Tuesday, June 08, 2004

TODAY'S TOP FIVE: Viva El Moz!

Could I Have Two Fives, Please? With Reagan's body barely cold, his acolytes in Congress are moving to change the faces on US paper money, which have been in place since 1929 (more of that conservative respect for tradition we've come to expect from the GOP). The Senate bill would replace Alexander Hamilton on the $10, and the House bill would replace Andrew Jackson on the $20. A "compromise" would put Reagan's mug on one side of the dime and Franklin Roosevelt's on the other. The funniest thing about this, to me, is that the Republicans have zeroed in on the only Democrat to be featured on paper money (Jackson) and Hamilton, the hapless Treasury Secretary who was killed in a duel. I would have loved to have been present at the strategy meeting where they ultimately decided that Grant got to stay on the $50.

Meanwhile, In the Real World... Although I like a good game of kick-the-corpse as much as the next guy, there has been actual news happening since the death of the Gipper. The New York Times uncovered a March, 2003 memo from White House lawyers opining that neither the president nor any executive branch officials (including those in the military) are legally bound by an international treaty prohibiting torture or by a federal law banning it in interrogations. This leads one to wonder: If no one in the executive branch is bound by these, whom were they designed to keep in check? Those murderous thugs on the Supreme Court?

Wait, We Have Troops in Afghanistan? Oh, that's right! It was so long ago, I forgot. Apparently, the Taliban is still alive and kicking, and spurning Hamid Karzai's offer to participate in the new Afghan government. According to this report, fighting between the Taliban and US forces is now expanding beyond the areas where it was previously confined. Say, isn't Afghanistan routinely hailed as a success story by advocates of the "war on terror"? Doesn't President Bush routinely talk about how our efforts have destroyed the Taliban? Someone should tell them they've been destroyed. Maybe that will help.

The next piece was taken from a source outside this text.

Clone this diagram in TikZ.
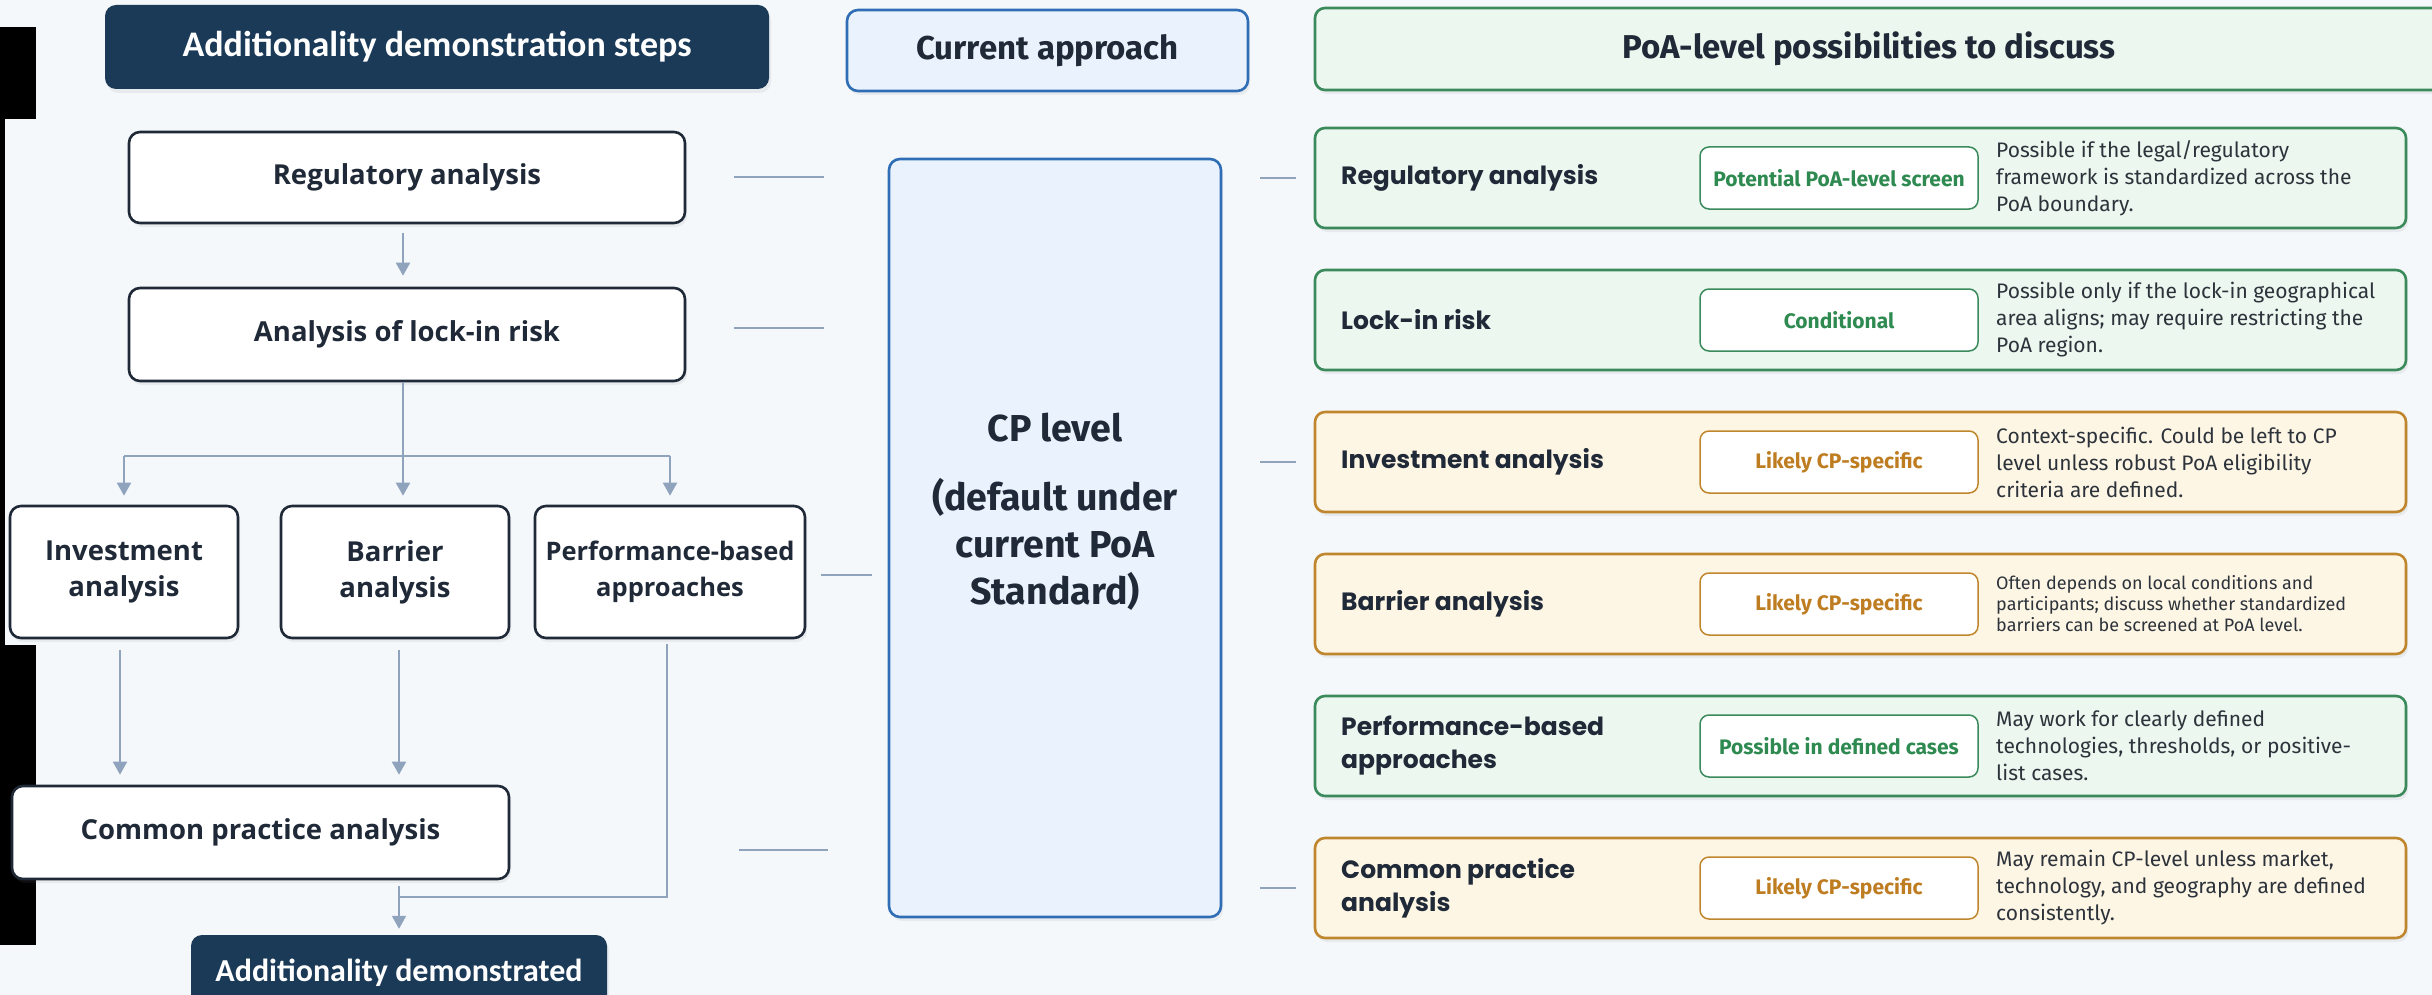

The Grim Denoument Robert Mugabe, the pirate who runs Zimbabwe, has apparently scraped the bottom. In the past, whenever his popularity would take a dip, he would allow some thugs to "reclaim" a farm owned by white Africans (farms that were, for a variety of reasons that have nothing to do with skin color, the only successful ones in the country). Now he has announced that the state is seizing all farms, not just the ones owned by whites. Since Mugabe began seizing the farms in 2000, Zimbabwe has gone from exporting food to producing less than half of its own needs. This will not help. "In the end all land shall be state land and there shall be no such thing as private land," Land Reform Minister John Nkomo said. Yeah, because nothing says "productivity and efficiency" like "the Zimbabwean bureaucracy."

Okay, Okay, I Couldn't Resist I guess, after yesterday's Top Five inspired, that I'll be posting at least one "golden oldie" from the Reagan regime for as long as his death is front and center in the American news. Think of it as a useful corrective to all the bullshit about how he's the most popular president ever and so forth. Today's installment: the history of the massacre at El Mozote in El Salvador, carried out by the Atlacatl Battalion, a group of killers trained and equipped by the US military (in fact, US military "advisors" were along for the ride when the 800 or so villagers at Mozote were slaughtered). A month after the New York Times and Washington Post carried stories of the massacre, Reagan showed that decisive leadership that we've heard so much about lately: He signed a bill giving $55 million in military aid to El Salvador (over the course of the country's civil war, the US military aid ultimately amounted to more than $6 billion, more than El Salvador's GDP).